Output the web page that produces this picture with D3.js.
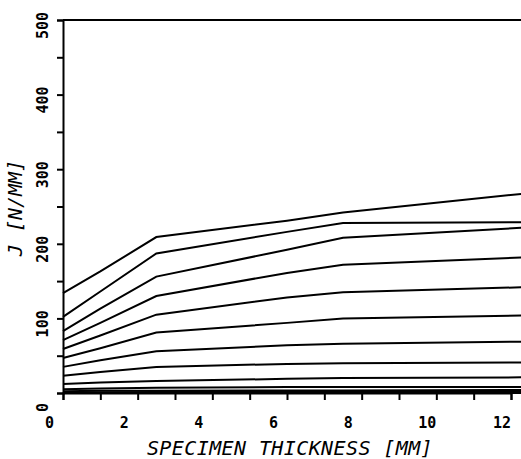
<!DOCTYPE html>
<html>
<head>
<meta charset="utf-8">
<script src="https://cdnjs.cloudflare.com/ajax/libs/d3/7.8.5/d3.min.js"></script>
<style>
  body { margin: 0; background: #fff; }
  text { font-family: "DejaVu Sans Mono", monospace; fill: #000; }
</style>
</head>
<body>
<div id="chart"></div>
<script>
// specimen thickness (mm) where each curve was read
const thickness = [0, 1, 2.5, 6, 7.5, 12.5];

// J values (N/mm), one array per curve, top to bottom
const curve1 = [134, 163, 209, 231, 242, 268];
const curve2 = [102, 136, 187, 216, 228, 229];
const curve3 = [83, 113, 156, 192, 208, 222];
const curve4 = [71, 94, 130, 161, 172, 182];
const curve5 = [59, 77, 105, 128, 135, 142];
const curve6 = [47, 60, 81, 94, 100, 104];
const curve7 = [35, 44, 56, 64, 66, 69];
const curve8 = [23, 28, 35, 39, 40, 41];
const curve9 = [12, 14, 16, 19, 20, 21];
const curve10 = [5, 6, 7, 8, 8, 8];
const curve11 = [2.5, 3, 3, 3.5, 3.5, 4];
const curve12 = [1, 1, 1.5, 1.5, 1.5, 1.5];

const curves = [curve1, curve2, curve3, curve4, curve5, curve6,
  curve7, curve8, curve9, curve10, curve11, curve12];

// tick values
const xTicks = [0, 1, 2, 3, 4, 5, 6, 7, 8, 9, 10, 11, 12];
const xLabels = [0, 2, 4, 6, 8, 10, 12];
const yTicks = [0, 50, 100, 150, 200, 250, 300, 350, 400, 450, 500];
const yLabels = [0, 100, 200, 300, 400, 500];

const svgWidth = 521;
const svgHeight = 459;

const margin = { top: 20, right: 8, bottom: 66, left: 63 };
const width = svgWidth - margin.left - margin.right;
const height = svgHeight - margin.top - margin.bottom;

const svg = d3.select("#chart")
  .append("svg")
  .attr("width", svgWidth)
  .attr("height", svgHeight);

const chartGroup = svg.append("g")
  .attr("transform", `translate(${margin.left}, ${margin.top})`);

// scales
const xScale = d3.scaleLinear()
  .domain([0, 12])
  .range([0, width - 2]);

const yScale = d3.scaleLinear()
  .domain([0, 500])
  .range([height, 0]);

// axes, labels drawn separately below
const bottomAxis = d3.axisBottom(xScale)
  .tickValues(xTicks)
  .tickSize(7)
  .tickFormat("");

const leftAxis = d3.axisLeft(yScale)
  .tickValues(yTicks)
  .tickSize(6)
  .tickFormat("");

const xAxisG = chartGroup.append("g")
  .attr("transform", `translate(0, ${height})`)
  .call(bottomAxis);

const yAxisG = chartGroup.append("g")
  .call(leftAxis);

[xAxisG, yAxisG].forEach(g => {
  g.select(".domain").attr("stroke", "#000").attr("stroke-width", 2);
  g.selectAll(".tick line").attr("stroke", "#000").attr("stroke-width", 2);
});

// stretch the bottom axis to the edge
chartGroup.append("line")
  .attr("x1", 0)
  .attr("x2", svgWidth)
  .attr("y1", height)
  .attr("y2", height)
  .attr("stroke", "#000")
  .attr("stroke-width", 2);

// top frame line
chartGroup.append("line")
  .attr("x1", 0)
  .attr("x2", svgWidth)
  .attr("y1", 0)
  .attr("y2", 0)
  .attr("stroke", "#000")
  .attr("stroke-width", 2);

// x tick labels (plotter puts them left of the tick)
chartGroup.selectAll(".xlab")
  .data(xLabels)
  .enter()
  .append("text")
  .attr("class", "xlab")
  .attr("x", d => xScale(d) - 18)
  .attr("y", height + 35)
  .attr("font-size", 15)
  .attr("font-weight", "bold")
  .text(d => d);

// y tick labels, rotated, start just below the tick
chartGroup.selectAll(".ylab")
  .data(yLabels)
  .enter()
  .append("text")
  .attr("class", "ylab")
  .attr("transform", d => `translate(-15, ${yScale(d) + 19}) rotate(-90)`)
  .attr("font-size", 15)
  .attr("font-weight", "bold")
  .text(d => d);

// curves
const line = d3.line()
  .x((d, i) => xScale(thickness[i]))
  .y(d => yScale(d));

chartGroup.selectAll(".curve")
  .data(curves)
  .enter()
  .append("path")
  .attr("class", "curve")
  .attr("d", line)
  .attr("fill", "none")
  .attr("stroke", "#000")
  .attr("stroke-width", 2);

// axis titles
svg.append("text")
  .attr("x", 290)
  .attr("y", 455)
  .attr("text-anchor", "middle")
  .attr("font-size", 20)
  .attr("font-style", "italic")
  .attr("letter-spacing", 0.4)
  .text("SPECIMEN THICKNESS [MM]");

svg.append("text")
  .attr("transform", "translate(22, 208) rotate(-90)")
  .attr("text-anchor", "middle")
  .attr("font-size", 20)
  .attr("font-style", "italic")
  .text("J [N/MM]");
</script>
</body>
</html>
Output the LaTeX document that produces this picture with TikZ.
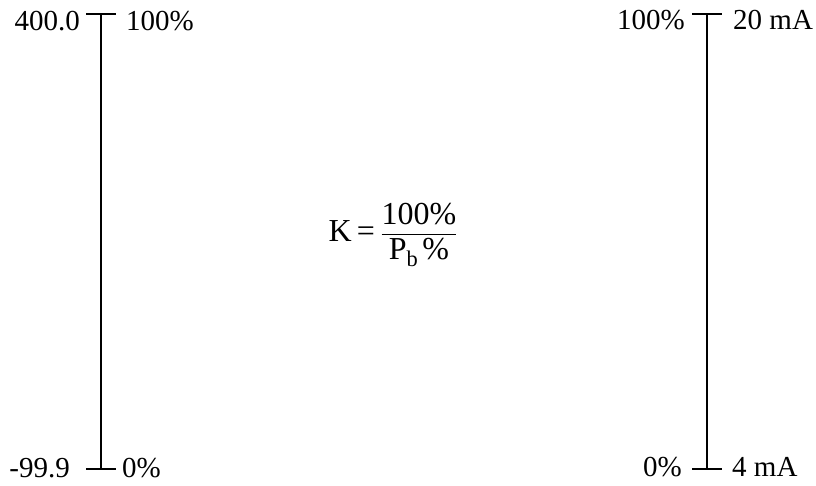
\documentclass[tikz,border=0pt]{standalone}
\usepackage{amsmath}
\usepackage{fontspec}
\setmainfont{Liberation Serif}
\usetikzlibrary{positioning}

\begin{document}
\begin{tikzpicture}[x=1pt,y=1pt,
        scaleline/.style={line width=1.4pt},
        scalelabel/.style={inner sep=0pt,font=\fontsize{29}{33}\selectfont}]
        \useasboundingbox (0,0) rectangle (816,486);

        % left scale
        \coordinate (ltop) at (101,472);
        \coordinate (lbot) at (101,17);
        \draw[scaleline] (ltop) -- (lbot);
        \draw[scaleline] ([xshift=-15pt]ltop) -- ([xshift=15pt]ltop);
        \draw[scaleline] ([xshift=-15pt]lbot) -- ([xshift=15pt]lbot);
        \node[scalelabel,anchor=base east] (lmax) at (80,455) {400.0};
        \node[scalelabel,anchor=base west] (lmaxpc) at (126,455) {100\%};
        \node[scalelabel,anchor=base east] (lmin) at (70,8) {-99.9};
        \node[scalelabel,anchor=base west] (lminpc) at (122,8) {0\%};

        % right scale
        \coordinate (rtop) at (707,472);
        \coordinate (rbot) at (707,17);
        \draw[scaleline] (rtop) -- (rbot);
        \draw[scaleline] ([xshift=-15pt]rtop) -- ([xshift=15pt]rtop);
        \draw[scaleline] ([xshift=-15pt]rbot) -- ([xshift=15pt]rbot);
        \node[scalelabel,anchor=base east] (rmaxpc) at (685,456) {100\%};
        \node[scalelabel,anchor=base west] (rmax) at (733,456) {20 mA};
        \node[scalelabel,anchor=base east] (rminpc) at (682,9) {0\%};
        \node[scalelabel,anchor=base west] (rmin) at (732,9) {4 mA};

        % gain
        \node[scalelabel,font=\fontsize{32}{36}\selectfont] (gain) at (393,251)
            {K\,=\,$\dfrac{\text{100\%}}{\text{P}_{\text{b}}\,\text{\%}}$};
\end{tikzpicture}
\end{document}
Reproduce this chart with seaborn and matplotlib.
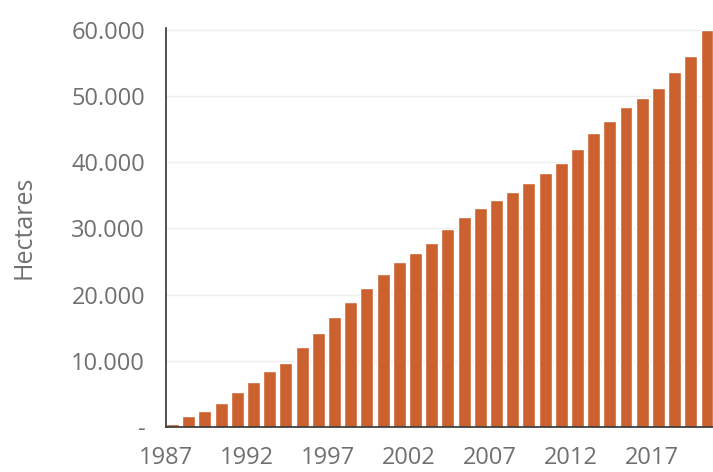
import seaborn as sns
import numpy as np
import pandas as pd
import matplotlib.pyplot as plt

years = list(range(1987, 2021))
hectares = [500, 1660, 2420, 3670, 5330, 6750, 8500, 9710, 12040, 14240,
            16570, 18880, 21040, 23060, 24970, 26240, 27750, 29860, 31720, 33130,
            34290, 35500, 36900, 38320, 39920, 41990, 44360, 46270, 48290, 49740,
            51250, 53580, 56040, 59970]
ytick_vals = [0, 10000, 20000, 30000, 40000, 50000, 60000]
ytick_labels = ['-', '10.000', '20.000', '30.000', '40.000', '50.000', '60.000']
xtick_years = [1987, 1992, 1997, 2002, 2007, 2012, 2017]

df = pd.DataFrame({'year': [str(y) for y in years], 'hectares': hectares})

sns.set_style("white")
plt.rcParams['font.family'] = ['Open Sans', 'DejaVu Sans']

fig = plt.figure(figsize=(7.13, 4.72), dpi=100)
ax = fig.add_axes([166 / 713, 45 / 472, 1 - 166 / 713, (427 - 28) / 472])

sns.barplot(df, x='year', y='hectares', color='#CA612F', width=0.8,
            saturation=1, ax=ax)

# ticks sit at the left edge of each bar
ax.set_xticks([years.index(y) - 0.4 for y in xtick_years])
ax.set_xticklabels([str(y) for y in xtick_years])
ax.set_xlim(-0.4, 33.37)
ax.set_ylim(0, 60300)
ax.set_yticks(ytick_vals)
ax.set_yticklabels(ytick_labels)

ax.grid(True, axis='y', color='#eeeeee', linewidth=1)
ax.set_axisbelow(True)
for s in ['top', 'right']:
    ax.spines[s].set_visible(False)
for s in ['left', 'bottom']:
    ax.spines[s].set_color('#333333')
    ax.spines[s].set_linewidth(1.2)

ax.tick_params(axis='x', direction='out', length=9, width=1.2, color='#333333',
               labelsize=17, labelcolor='#707070', pad=5)
ax.tick_params(axis='y', length=0, labelsize=17, labelcolor='#707070', pad=15)
ax.set_xlabel('')
ax.set_ylabel('Hectares', fontsize=18, color='#707070', labelpad=25)

fig.savefig('out.png', dpi=100)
※
* What you are asked to do *
Leave out the pictures and transcribe exactly the lines from the one containing "Reproduce this chart" through the one containing "saturation=1, ax=ax)".

* Correct result *
Reproduce this chart with seaborn and matplotlib.
import seaborn as sns
import numpy as np
import pandas as pd
import matplotlib.pyplot as plt

years = list(range(1987, 2021))
hectares = [500, 1660, 2420, 3670, 5330, 6750, 8500, 9710, 12040, 14240,
            16570, 18880, 21040, 23060, 24970, 26240, 27750, 29860, 31720, 33130,
            34290, 35500, 36900, 38320, 39920, 41990, 44360, 46270, 48290, 49740,
            51250, 53580, 56040, 59970]
ytick_vals = [0, 10000, 20000, 30000, 40000, 50000, 60000]
ytick_labels = ['-', '10.000', '20.000', '30.000', '40.000', '50.000', '60.000']
xtick_years = [1987, 1992, 1997, 2002, 2007, 2012, 2017]

df = pd.DataFrame({'year': [str(y) for y in years], 'hectares': hectares})

sns.set_style("white")
plt.rcParams['font.family'] = ['Open Sans', 'DejaVu Sans']

fig = plt.figure(figsize=(7.13, 4.72), dpi=100)
ax = fig.add_axes([166 / 713, 45 / 472, 1 - 166 / 713, (427 - 28) / 472])

sns.barplot(df, x='year', y='hectares', color='#CA612F', width=0.8,
            saturation=1, ax=ax)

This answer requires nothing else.